A blackbird will tell of what you cannot know

God knows where words go.
Dust to dust.
The poet loves and distrusts them.
Someone must.

Trust no one, least of all yourself. Least of all your own best beloved blather, those sentiments and instincts that seem to elevate you into one of life's nobler specimens, that render you a Mensch, a judge of character, a person who, according to your secret internal PR, is someone to be trusted. If you must trust in something, trust in distrust, or at least listen to it sometimes. As they say: Just listen to yourself! At least have the decency to be just a little disgusted with yourself.

Can you hear the shakiness of those words, those little drops of sound as they fall, those traces of black and white certainty as they imprint themselves across the page? Something – a shadow, as Eliot would have it – intervenes between, what shall we call it? Idea and reality? Motion and act? Conception and creation? What do you read, my lord? Words, words, words.

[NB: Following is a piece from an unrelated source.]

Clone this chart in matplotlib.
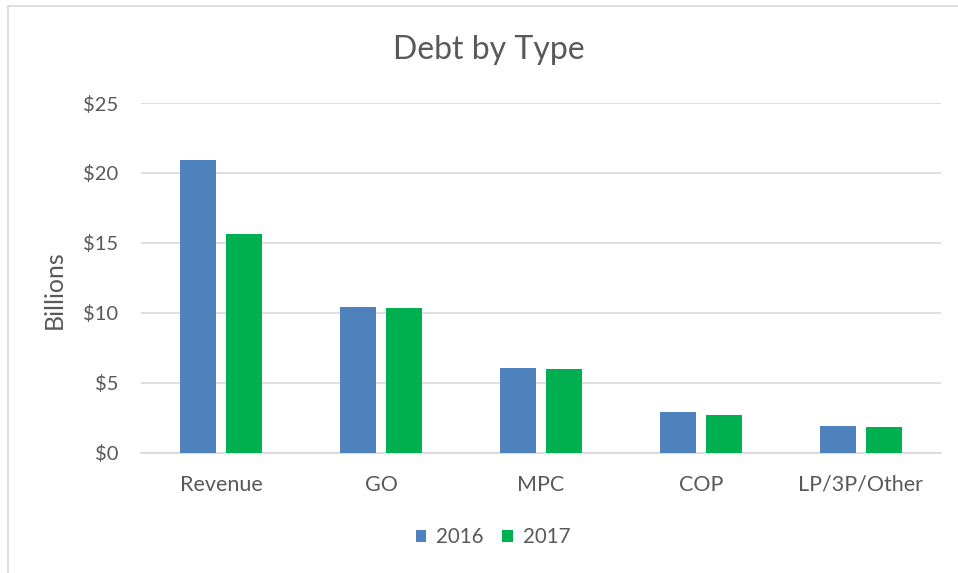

They really are terrible things: small objects of pain, strange myopic blurs that suddenly rush together to form an avalanche tumbling from one or other Mount Sinai. Tablets of cant. Here, take one. If it doesn't cure you at least you can flatten yourself with it. See how treacherous they are, these mixed metaphors, these puns? And I don't mean just the obvious stuff: We have made it perfectly clear... The community... My sources tell me... The people of this country... (alternatively, The working people of this country...). No, that's too easy. Those dull, lying signals of oblivion are visible a long way off, even in a dense political fog.

It is closer to home than that. They are your home. You enter your front door of words, wipe your feet on a mat of words, sit down in your words-chair, gaze at your wall of words, sit at your stripped-word dining table and proceed to eat your words. Welcome to my words, won't you come on in?

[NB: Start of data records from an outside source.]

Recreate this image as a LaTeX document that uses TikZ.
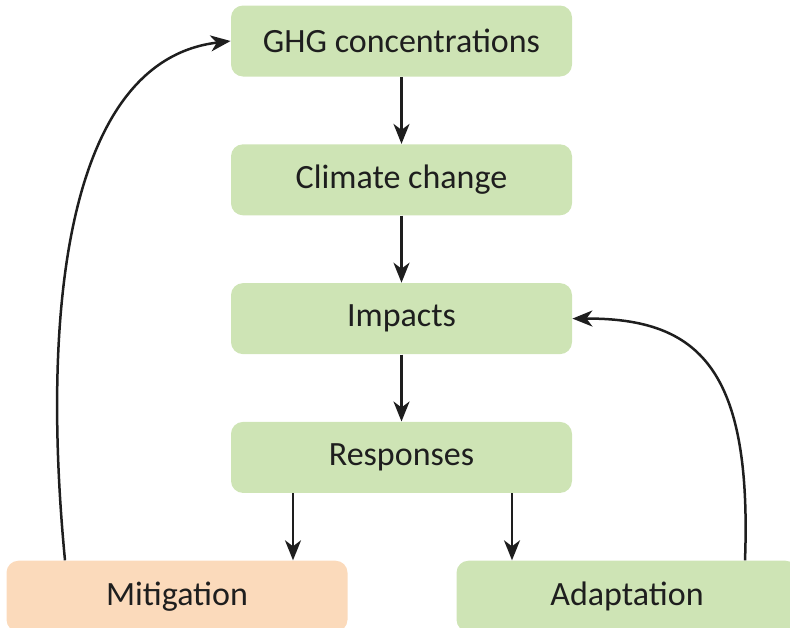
\documentclass[tikz,border=0pt]{standalone}
\usepackage{fontspec}
\setmainfont{Carlito}
\usepackage{tikz}
\usetikzlibrary{arrows.meta,positioning}

\definecolor{boxgreen}{RGB}{206,228,181}
\definecolor{boxorange}{RGB}{251,218,187}
\definecolor{inkgray}{RGB}{30,30,30}

\begin{document}
\begin{tikzpicture}[
  x=0.5pt, y=-0.5pt,
  node distance=33.5pt,
  stage/.style={rectangle, fill=boxgreen, rounded corners=6pt, text=inkgray,
                font=\fontsize{17}{20}\selectfont, minimum width=170.5pt,
                minimum height=35.5pt, inner sep=0pt},
  option/.style={stage, fill=boxorange},
  arr/.style={-{Stealth[length=10pt, width=8pt, inset=3pt]}, line width=1.25pt, inkgray}
]
\useasboundingbox (0,0) rectangle (790,627);

\node[stage] (ghg) at (401.5,41) {GHG concentrations};
\node[stage, below=of ghg] (clim) {Climate change};
\node[stage, below=of clim] (imp) {Impacts};
\node[stage, below=of imp] (resp) {Responses};
\node[option, below=33.5pt of resp, xshift=-112.25pt] (mit) {Mitigation};
\node[stage, below=33.5pt of resp, xshift=112.75pt] (adap) {Adaptation};

\draw[arr] (ghg) -- (clim);
\draw[arr] (clim) -- (imp);
\draw[arr] (imp) -- (resp);
\draw[arr] (resp.south -| 293,0) -- (mit.north -| 293,0);
\draw[arr] (resp.south -| 512,0) -- (adap.north -| 512,0);

% feedback loops
\draw[arr] (mit.north -| 65,0) .. controls (40,300) and (70,60) .. (ghg.west);
\draw[arr] (adap.north -| 745,0) .. controls (752,370) and (700,318) .. (imp.east);
\end{tikzpicture}
\end{document}
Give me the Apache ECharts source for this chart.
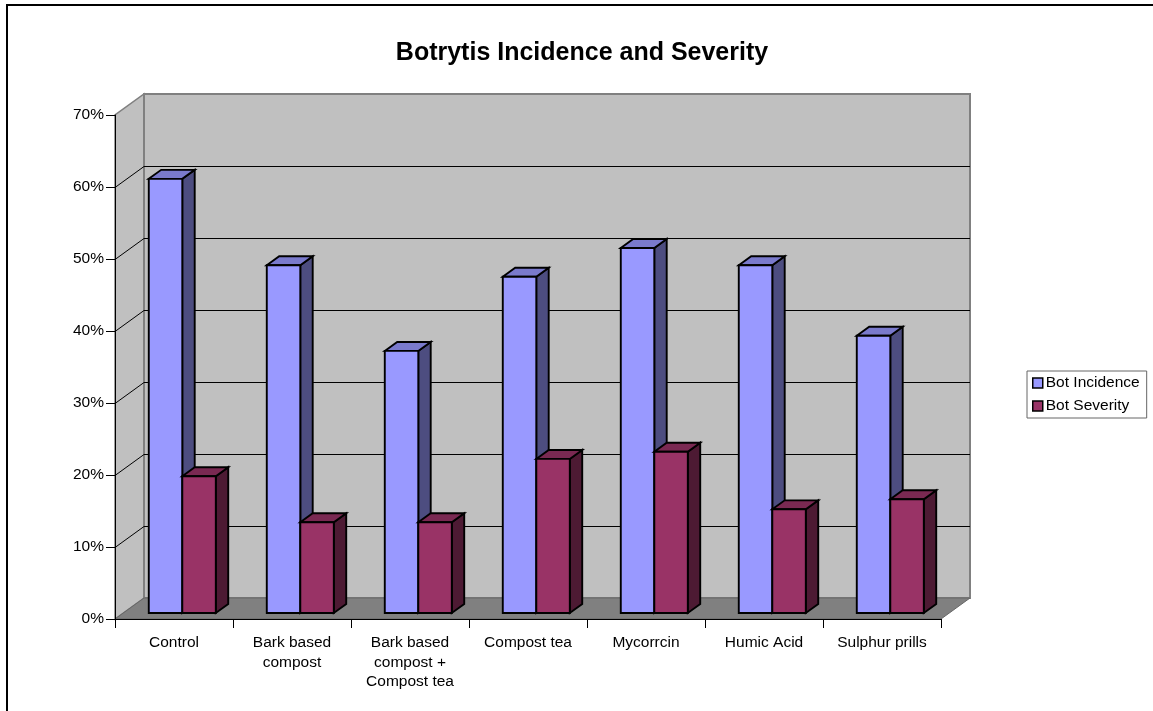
<!DOCTYPE html>
<html>
<head>
<meta charset="utf-8">
<style>html,body{margin:0;padding:0;background:#fff}#chart{width:1153px;height:711px}</style>
<script src="https://cdn.jsdelivr.net/npm/echarts@6/dist/echarts.min.js"></script>
</head>
<body>
<div id="chart"></div>
<script>
// Botrytis trial results, as fractions of plants / tissue affected
const categories = ['Control', 'Bark based\ncompost', 'Bark based\ncompost +\nCompost tea', 'Compost tea', 'Mycorrcin', 'Humic Acid', 'Sulphur prills'];
const botIncidence = [0.603, 0.483, 0.364, 0.467, 0.507, 0.483, 0.385];
const botSeverity = [0.190, 0.126, 0.126, 0.214, 0.224, 0.144, 0.158];
const gridValues = [0, 0.1, 0.2, 0.3, 0.4, 0.5, 0.6, 0.7];

// Oblique projection of the chart box, in pixels
const boxDepth = [29, -21];
const barNear = 0.286;   // front of a bar, as a fraction of the box depth
const barFar = 0.714;    // back of a bar
const barShare = 0.284;  // width of one bar as a share of the category band
const tickLength = 9;

const wallColor = '#C0C0C0';
const floorColor = '#808080';
const edgeColor = '#808080';

function shade(points, fill, stroke, lineWidth) {
  return {
    type: 'polygon',
    shape: { points: points },
    style: { fill: fill, stroke: stroke, lineWidth: lineWidth, lineJoin: 'miter' }
  };
}

function stroke(x1, y1, x2, y2) {
  return { type: 'line', shape: { x1: x1, y1: y1, x2: x2, y2: y2 }, style: { stroke: '#000', lineWidth: 1 } };
}

// Walls, floor, gridlines and the tick marks around the front of the box
function renderBox(params, api) {
  const c = params.coordSys;
  const left = c.x, right = c.x + c.width, top = c.y, bottom = c.y + c.height;
  const dx = boxDepth[0], dy = boxDepth[1];
  const children = [
    shade([[left, bottom], [left + dx, bottom + dy], [left + dx, top + dy], [left, top]], wallColor, edgeColor, 1.5),
    shade([[left + dx, bottom + dy], [right + dx, bottom + dy], [right + dx, top + dy], [left + dx, top + dy]], wallColor, edgeColor, 2),
    shade([[left, bottom], [right, bottom], [right + dx, bottom + dy], [left + dx, bottom + dy]], floorColor, '#666666', 1)
  ];
  gridValues.forEach(function (v) {
    const y = Math.round(api.coord([0, v])[1]) + 0.5;
    if (v > 0 && v < 0.7) {
      children.push({
        type: 'polyline',
        shape: { points: [[left, y], [left + dx, y + dy], [right + dx, y + dy]] },
        style: { fill: 'none', stroke: '#000', lineWidth: 1 }
      });
    }
    children.push(stroke(left - tickLength, y, left, y));
  });
  for (let i = 0; i <= categories.length; i++) {
    const x = Math.round(left + i * c.width / categories.length) + 0.5;
    children.push(stroke(x, bottom, x, bottom + tickLength));
  }
  return { type: 'group', children: children };
}

function barRenderer(seriesIndex, front, topFace, sideFace) {
  return function (params, api) {
    const index = api.value(0);
    const band = api.size([1, 0])[0];
    const w = band * barShare;
    const center = api.coord([index, 0])[0];
    const baseY = api.coord([index, 0])[1];
    const topY = api.coord([index, api.value(1)])[1];
    const nx = boxDepth[0] * barNear, ny = boxDepth[1] * barNear;
    const fx = boxDepth[0] * (barFar - barNear), fy = boxDepth[1] * (barFar - barNear);
    const x0 = center + nx - w + seriesIndex * w;
    const x1 = x0 + w;
    const y0 = topY + ny, y1 = baseY + ny;
    const line = 1.9;
    return {
      type: 'group',
      children: [
        shade([[x1, y0], [x1 + fx, y0 + fy], [x1 + fx, y1 + fy], [x1, y1]], sideFace, '#000', line),
        shade([[x0, y0], [x0 + fx, y0 + fy], [x1 + fx, y0 + fy], [x1, y0]], topFace, '#000', line),
        shade([[x0, y0], [x1, y0], [x1, y1], [x0, y1]], front, '#000', line)
      ]
    };
  };
}

const labelFont = { color: '#000', fontFamily: '"Liberation Sans", Arial, sans-serif', fontSize: 15.5 };

const chart = echarts.init(document.getElementById('chart'), null, { renderer: 'canvas' });
chart.setOption({
  animation: false,
  backgroundColor: '#fff',
  title: {
    text: 'Botrytis Incidence and Severity',
    left: 577, top: 36, textAlign: 'center',
    textStyle: { color: '#000', fontFamily: '"Liberation Sans", Arial, sans-serif', fontWeight: 'bold', fontSize: 25 }
  },
  legend: {
    data: ['Bot Incidence', 'Bot Severity'],
    orient: 'vertical', left: 1027, top: 371,
    padding: [4, 7, 4, 5], itemGap: 7, itemWidth: 10, itemHeight: 10,
    borderColor: '#666666', borderWidth: 1, backgroundColor: '#fff',
    icon: 'rect',
    itemStyle: { borderColor: '#000', borderWidth: 1.5 },
    textStyle: Object.assign({}, labelFont, { padding: [0, 0, 0, -2] })
  },
  grid: { left: 115, top: 115, width: 826, height: 504 },
  xAxis: {
    type: 'category', data: categories, z: 5,
    axisLine: { lineStyle: { color: '#000', width: 1 } },
    axisTick: { show: false },
    axisLabel: Object.assign({}, labelFont, { margin: 14, lineHeight: 19.5, interval: 0 })
  },
  yAxis: {
    type: 'value', min: 0, max: 0.7, interval: 0.1, z: 5,
    axisLine: { show: true, lineStyle: { color: '#000', width: 1 } },
    axisTick: { show: false },
    splitLine: { show: false },
    axisLabel: Object.assign({}, labelFont, {
      margin: 11,
      formatter: function (v) { return Math.round(v * 100) + '%'; }
    })
  },
  series: [
    { type: 'custom', name: 'box', silent: true, z: 1, renderItem: renderBox, data: [[0, 0]], clip: false },
    {
      type: 'custom', name: 'Bot Incidence', z: 2, clip: false,
      itemStyle: { color: '#9999FF' },
      encode: { x: 0, y: 1 },
      renderItem: barRenderer(0, '#9999FF', '#7A7ACC', '#4D4D80'),
      data: botIncidence.map(function (v, i) { return [i, v]; })
    },
    {
      type: 'custom', name: 'Bot Severity', z: 3, clip: false,
      itemStyle: { color: '#993366' },
      encode: { x: 0, y: 1 },
      renderItem: barRenderer(1, '#993366', '#7A2952', '#4D1A33'),
      data: botSeverity.map(function (v, i) { return [i, v]; })
    }
  ],
  graphic: [
    { type: 'line', shape: { x1: 7, y1: 5, x2: 1153, y2: 5 }, style: { stroke: '#000', lineWidth: 2 }, silent: true },
    { type: 'line', shape: { x1: 7, y1: 4, x2: 7, y2: 711 }, style: { stroke: '#000', lineWidth: 2 }, silent: true }
  ]
});
</script>
</body>
</html>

And what comes before words? Idea? Motion? Conception? The wisest words are those of the proverbial old woman: How do I know what I think till I see what I say? What say ye to that, ye men of principle? Ye thin men of Haddam?

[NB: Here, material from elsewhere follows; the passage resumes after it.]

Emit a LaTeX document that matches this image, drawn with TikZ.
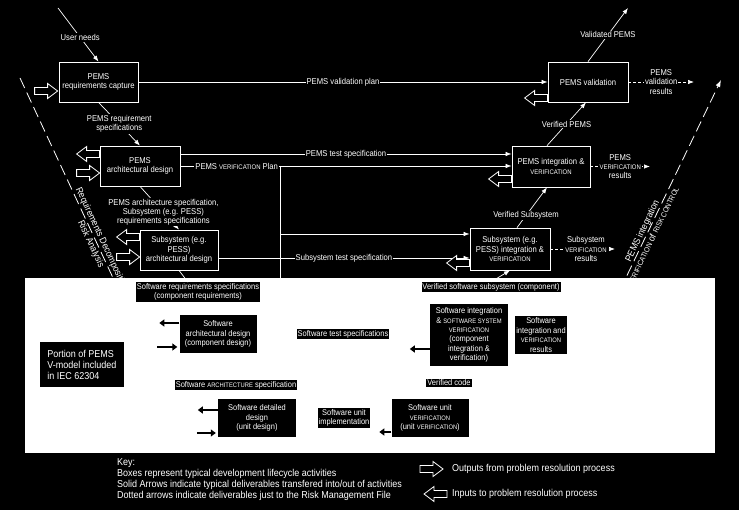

I do not know which to prefer, said Wallace Stevens in "Thirteen Ways of Looking at a Blackbird"...

...The beauty of inflexions
Or the beauty of innuendos,
The blackbird whistling
Or just after.

But there I suddenly stop, with the beauty of inflexions and innuendos, with lucid, inescapable rhythms, with, if you like, the blackbird, who is "involved / In what I know". Because there is, after all, a blackbird in all this and we can't be leaving the house without the blackbird, who, at bottom, is not entirely a verbal creature, but flits into that "just after" which – and we had better learn this – is the best we can do.